In the listing below, find the line with "import plotly.graph_objects as go", then repeat exactly every line from the top through that one.

□ □ □ □ □ □ □

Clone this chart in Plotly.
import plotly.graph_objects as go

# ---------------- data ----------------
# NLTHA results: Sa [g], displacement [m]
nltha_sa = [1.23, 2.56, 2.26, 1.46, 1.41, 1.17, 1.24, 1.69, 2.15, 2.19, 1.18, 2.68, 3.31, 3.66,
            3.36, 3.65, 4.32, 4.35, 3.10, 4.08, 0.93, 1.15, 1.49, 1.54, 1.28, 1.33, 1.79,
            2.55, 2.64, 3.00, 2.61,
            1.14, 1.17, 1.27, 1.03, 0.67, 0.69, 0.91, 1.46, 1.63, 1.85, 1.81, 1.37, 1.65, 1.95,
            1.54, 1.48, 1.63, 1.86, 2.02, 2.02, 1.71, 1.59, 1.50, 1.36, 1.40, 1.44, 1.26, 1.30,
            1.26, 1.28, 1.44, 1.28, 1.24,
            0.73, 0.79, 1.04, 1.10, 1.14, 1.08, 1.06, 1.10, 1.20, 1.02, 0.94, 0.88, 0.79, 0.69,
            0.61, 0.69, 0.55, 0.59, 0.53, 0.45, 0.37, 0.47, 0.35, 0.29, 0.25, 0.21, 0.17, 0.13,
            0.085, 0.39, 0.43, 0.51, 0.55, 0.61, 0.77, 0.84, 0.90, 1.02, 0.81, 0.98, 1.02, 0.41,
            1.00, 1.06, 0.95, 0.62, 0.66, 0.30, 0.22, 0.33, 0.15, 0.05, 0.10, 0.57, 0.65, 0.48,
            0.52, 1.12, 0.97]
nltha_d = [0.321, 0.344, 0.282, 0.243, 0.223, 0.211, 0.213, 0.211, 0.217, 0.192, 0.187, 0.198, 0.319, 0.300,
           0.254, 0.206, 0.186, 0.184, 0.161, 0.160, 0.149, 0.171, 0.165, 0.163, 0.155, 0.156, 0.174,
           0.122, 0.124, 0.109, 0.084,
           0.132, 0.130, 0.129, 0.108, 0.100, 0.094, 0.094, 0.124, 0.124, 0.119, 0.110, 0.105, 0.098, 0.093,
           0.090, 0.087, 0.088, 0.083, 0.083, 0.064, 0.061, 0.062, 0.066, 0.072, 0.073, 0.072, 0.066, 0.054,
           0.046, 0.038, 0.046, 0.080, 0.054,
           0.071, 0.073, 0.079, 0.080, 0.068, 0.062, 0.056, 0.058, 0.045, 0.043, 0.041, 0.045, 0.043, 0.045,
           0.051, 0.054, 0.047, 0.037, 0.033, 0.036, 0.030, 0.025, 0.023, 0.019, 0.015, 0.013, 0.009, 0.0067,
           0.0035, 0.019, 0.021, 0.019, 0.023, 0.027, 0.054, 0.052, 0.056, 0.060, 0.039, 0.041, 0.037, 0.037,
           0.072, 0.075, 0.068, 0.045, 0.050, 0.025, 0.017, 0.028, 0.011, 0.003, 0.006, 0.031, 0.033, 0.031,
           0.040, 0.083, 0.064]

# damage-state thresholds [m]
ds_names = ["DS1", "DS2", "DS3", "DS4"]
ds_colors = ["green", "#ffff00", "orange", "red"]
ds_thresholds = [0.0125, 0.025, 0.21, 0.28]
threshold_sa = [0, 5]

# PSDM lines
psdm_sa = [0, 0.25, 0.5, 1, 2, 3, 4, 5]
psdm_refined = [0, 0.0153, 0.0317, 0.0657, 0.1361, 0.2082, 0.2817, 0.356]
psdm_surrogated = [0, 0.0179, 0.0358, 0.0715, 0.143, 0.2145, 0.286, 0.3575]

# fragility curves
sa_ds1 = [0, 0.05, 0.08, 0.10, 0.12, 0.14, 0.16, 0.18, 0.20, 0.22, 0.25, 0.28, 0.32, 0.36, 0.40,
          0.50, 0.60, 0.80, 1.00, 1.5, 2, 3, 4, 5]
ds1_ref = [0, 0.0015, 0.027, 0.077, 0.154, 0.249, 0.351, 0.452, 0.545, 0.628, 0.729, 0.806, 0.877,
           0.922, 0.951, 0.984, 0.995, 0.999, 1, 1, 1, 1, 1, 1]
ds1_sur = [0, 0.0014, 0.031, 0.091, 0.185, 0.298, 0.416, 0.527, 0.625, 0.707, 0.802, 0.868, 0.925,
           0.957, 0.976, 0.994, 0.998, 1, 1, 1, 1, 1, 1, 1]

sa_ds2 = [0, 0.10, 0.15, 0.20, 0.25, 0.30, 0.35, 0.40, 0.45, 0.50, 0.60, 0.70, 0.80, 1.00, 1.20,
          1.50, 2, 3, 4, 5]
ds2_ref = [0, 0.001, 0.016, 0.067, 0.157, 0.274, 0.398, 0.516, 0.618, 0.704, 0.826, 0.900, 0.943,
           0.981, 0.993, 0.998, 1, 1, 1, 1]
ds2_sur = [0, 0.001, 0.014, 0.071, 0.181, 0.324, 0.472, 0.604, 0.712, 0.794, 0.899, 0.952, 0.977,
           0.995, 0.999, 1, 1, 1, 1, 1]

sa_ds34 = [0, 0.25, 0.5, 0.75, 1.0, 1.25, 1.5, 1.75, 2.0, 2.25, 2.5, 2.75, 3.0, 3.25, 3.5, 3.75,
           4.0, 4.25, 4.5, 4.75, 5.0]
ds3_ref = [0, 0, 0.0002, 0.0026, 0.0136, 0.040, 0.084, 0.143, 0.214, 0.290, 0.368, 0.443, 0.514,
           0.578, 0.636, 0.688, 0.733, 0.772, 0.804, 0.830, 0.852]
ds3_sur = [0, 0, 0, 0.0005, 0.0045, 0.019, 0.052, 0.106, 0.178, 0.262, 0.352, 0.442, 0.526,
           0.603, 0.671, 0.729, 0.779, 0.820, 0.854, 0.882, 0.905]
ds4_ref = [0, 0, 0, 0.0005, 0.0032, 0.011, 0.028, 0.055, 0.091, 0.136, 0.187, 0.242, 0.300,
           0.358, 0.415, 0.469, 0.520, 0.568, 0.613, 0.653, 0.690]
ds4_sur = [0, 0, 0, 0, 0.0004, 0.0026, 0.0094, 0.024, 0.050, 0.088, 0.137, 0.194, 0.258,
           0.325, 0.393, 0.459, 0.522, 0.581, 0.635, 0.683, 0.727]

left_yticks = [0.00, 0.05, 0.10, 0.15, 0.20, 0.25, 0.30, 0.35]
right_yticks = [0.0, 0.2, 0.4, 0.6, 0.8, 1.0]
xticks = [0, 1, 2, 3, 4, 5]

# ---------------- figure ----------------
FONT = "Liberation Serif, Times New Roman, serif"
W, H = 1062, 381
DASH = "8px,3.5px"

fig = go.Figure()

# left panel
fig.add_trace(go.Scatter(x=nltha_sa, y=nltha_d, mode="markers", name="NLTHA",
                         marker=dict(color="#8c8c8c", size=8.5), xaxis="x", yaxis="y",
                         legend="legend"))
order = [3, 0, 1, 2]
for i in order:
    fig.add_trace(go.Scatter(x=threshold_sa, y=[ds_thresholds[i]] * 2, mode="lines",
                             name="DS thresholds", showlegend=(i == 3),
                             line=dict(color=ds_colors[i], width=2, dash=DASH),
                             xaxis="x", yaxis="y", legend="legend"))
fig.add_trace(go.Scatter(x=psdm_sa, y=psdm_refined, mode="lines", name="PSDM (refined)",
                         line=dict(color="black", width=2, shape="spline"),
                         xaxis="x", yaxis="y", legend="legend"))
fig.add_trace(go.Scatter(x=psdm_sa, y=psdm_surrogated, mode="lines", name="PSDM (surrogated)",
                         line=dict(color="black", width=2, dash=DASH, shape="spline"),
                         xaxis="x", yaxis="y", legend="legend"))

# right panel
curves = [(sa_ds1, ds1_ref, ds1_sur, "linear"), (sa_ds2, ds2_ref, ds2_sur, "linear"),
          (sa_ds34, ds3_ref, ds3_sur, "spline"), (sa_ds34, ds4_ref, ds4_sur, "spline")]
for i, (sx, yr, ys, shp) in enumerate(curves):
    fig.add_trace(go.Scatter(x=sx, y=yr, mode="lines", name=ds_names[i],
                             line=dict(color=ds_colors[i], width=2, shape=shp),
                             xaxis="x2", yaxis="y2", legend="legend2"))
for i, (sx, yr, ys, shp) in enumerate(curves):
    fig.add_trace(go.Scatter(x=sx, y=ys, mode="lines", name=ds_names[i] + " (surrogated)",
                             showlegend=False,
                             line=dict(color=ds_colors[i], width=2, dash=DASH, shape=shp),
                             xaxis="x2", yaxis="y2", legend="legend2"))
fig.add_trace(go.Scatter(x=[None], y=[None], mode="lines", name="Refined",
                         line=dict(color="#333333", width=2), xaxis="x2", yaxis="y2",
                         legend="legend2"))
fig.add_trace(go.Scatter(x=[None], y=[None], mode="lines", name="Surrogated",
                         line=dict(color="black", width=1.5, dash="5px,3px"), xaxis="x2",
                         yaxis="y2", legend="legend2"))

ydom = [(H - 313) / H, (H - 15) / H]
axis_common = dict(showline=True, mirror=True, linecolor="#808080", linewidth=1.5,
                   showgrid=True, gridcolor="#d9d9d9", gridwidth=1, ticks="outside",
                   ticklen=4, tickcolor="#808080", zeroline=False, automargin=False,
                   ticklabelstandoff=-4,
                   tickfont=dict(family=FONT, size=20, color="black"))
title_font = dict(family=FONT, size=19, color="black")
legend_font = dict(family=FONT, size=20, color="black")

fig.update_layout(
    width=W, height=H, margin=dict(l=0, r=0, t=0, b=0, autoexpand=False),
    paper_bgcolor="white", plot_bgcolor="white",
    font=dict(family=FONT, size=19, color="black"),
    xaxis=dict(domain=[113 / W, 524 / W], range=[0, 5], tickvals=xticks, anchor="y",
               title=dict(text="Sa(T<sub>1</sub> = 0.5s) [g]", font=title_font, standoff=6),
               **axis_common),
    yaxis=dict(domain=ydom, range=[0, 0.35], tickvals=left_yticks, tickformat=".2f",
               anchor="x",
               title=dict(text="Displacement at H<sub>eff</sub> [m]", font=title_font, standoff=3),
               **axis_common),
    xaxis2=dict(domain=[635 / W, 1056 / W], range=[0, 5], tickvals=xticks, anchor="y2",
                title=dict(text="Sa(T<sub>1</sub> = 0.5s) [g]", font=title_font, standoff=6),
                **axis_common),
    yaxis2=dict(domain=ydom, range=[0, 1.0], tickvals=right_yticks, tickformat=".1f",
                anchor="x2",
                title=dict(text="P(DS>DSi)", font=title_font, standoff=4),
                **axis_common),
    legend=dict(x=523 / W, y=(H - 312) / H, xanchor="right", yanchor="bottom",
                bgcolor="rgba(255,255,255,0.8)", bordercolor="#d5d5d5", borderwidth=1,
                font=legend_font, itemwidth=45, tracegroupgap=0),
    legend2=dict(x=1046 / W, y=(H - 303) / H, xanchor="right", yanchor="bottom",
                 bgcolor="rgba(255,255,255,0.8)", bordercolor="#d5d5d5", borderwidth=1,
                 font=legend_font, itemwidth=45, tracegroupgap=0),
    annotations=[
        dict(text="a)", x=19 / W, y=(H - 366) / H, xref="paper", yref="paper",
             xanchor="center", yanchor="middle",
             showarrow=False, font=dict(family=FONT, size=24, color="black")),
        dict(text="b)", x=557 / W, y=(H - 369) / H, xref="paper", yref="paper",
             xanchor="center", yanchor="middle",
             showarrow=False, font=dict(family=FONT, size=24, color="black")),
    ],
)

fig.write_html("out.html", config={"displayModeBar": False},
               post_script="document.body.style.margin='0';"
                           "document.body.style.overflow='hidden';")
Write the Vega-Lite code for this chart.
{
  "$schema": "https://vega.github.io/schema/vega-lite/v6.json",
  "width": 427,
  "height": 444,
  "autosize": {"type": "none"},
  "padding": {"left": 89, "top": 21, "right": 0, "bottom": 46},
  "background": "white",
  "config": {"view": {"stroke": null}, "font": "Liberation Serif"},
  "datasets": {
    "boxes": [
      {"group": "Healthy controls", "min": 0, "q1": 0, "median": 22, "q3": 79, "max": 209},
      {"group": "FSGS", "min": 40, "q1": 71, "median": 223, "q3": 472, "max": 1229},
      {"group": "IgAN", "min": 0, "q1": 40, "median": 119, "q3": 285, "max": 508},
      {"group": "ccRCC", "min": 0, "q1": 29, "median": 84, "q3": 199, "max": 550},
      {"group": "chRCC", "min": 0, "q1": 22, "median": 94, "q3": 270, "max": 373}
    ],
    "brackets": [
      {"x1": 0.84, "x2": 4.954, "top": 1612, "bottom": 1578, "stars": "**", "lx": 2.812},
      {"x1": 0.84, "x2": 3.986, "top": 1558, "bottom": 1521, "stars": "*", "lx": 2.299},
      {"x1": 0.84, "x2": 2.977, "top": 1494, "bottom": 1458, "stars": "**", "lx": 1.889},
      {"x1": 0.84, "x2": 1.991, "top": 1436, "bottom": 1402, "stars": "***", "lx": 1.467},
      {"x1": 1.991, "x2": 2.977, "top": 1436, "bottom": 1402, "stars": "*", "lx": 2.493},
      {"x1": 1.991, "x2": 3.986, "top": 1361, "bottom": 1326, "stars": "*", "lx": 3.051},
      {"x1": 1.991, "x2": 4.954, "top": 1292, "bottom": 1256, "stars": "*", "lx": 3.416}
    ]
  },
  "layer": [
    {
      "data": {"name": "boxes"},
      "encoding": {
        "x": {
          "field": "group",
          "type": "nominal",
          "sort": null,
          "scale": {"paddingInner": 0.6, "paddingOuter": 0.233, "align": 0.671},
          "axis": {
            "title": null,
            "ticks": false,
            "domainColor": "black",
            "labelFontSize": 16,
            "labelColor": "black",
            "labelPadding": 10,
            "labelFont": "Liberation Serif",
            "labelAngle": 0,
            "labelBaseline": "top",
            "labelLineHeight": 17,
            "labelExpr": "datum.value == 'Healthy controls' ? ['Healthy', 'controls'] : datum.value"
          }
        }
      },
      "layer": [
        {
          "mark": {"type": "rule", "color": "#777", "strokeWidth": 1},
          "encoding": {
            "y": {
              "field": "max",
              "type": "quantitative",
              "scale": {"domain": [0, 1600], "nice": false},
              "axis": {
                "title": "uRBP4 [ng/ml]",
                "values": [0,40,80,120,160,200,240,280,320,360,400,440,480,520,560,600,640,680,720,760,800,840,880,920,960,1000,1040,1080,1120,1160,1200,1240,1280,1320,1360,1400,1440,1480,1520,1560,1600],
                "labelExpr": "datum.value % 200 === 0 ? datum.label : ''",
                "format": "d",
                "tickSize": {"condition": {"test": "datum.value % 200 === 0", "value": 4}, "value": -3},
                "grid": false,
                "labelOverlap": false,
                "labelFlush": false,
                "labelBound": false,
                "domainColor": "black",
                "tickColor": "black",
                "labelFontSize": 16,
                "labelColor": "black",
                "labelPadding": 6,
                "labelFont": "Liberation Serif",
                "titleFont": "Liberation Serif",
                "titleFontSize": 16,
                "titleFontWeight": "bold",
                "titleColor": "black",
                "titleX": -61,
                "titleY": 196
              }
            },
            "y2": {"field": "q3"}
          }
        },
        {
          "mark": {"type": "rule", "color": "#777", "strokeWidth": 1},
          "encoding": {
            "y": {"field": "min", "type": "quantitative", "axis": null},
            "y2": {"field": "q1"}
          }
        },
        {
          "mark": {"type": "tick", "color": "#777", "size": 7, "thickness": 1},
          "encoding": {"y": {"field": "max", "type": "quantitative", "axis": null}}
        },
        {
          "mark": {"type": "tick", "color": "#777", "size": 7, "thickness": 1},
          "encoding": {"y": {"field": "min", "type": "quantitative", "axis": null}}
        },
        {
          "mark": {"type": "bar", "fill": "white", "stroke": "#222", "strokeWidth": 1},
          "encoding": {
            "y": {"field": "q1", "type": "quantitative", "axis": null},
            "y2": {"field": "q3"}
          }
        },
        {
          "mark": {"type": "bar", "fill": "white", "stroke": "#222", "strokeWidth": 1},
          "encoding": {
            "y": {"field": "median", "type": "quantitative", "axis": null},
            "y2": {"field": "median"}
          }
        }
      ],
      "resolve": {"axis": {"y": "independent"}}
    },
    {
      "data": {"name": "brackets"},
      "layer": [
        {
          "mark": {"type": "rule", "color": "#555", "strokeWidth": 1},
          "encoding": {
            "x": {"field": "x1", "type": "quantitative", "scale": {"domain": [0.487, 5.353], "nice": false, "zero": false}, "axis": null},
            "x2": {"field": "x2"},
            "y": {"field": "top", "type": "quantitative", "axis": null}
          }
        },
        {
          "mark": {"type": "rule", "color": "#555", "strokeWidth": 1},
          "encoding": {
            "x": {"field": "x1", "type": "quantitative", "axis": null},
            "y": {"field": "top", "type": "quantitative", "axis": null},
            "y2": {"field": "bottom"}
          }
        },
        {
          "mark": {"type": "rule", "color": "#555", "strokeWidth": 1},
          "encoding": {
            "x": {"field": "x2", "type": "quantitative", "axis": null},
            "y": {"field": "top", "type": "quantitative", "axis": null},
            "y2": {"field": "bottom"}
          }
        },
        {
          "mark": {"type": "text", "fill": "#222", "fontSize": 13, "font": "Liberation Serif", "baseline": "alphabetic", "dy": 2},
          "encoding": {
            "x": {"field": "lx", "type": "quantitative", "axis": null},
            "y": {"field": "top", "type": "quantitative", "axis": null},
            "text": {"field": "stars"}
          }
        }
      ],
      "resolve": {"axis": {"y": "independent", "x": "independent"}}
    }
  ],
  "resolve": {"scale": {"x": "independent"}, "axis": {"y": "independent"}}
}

□ □ □ □ □ □ □

→ IN RESPONSE
Clone this chart in Plotly.
import plotly.graph_objects as go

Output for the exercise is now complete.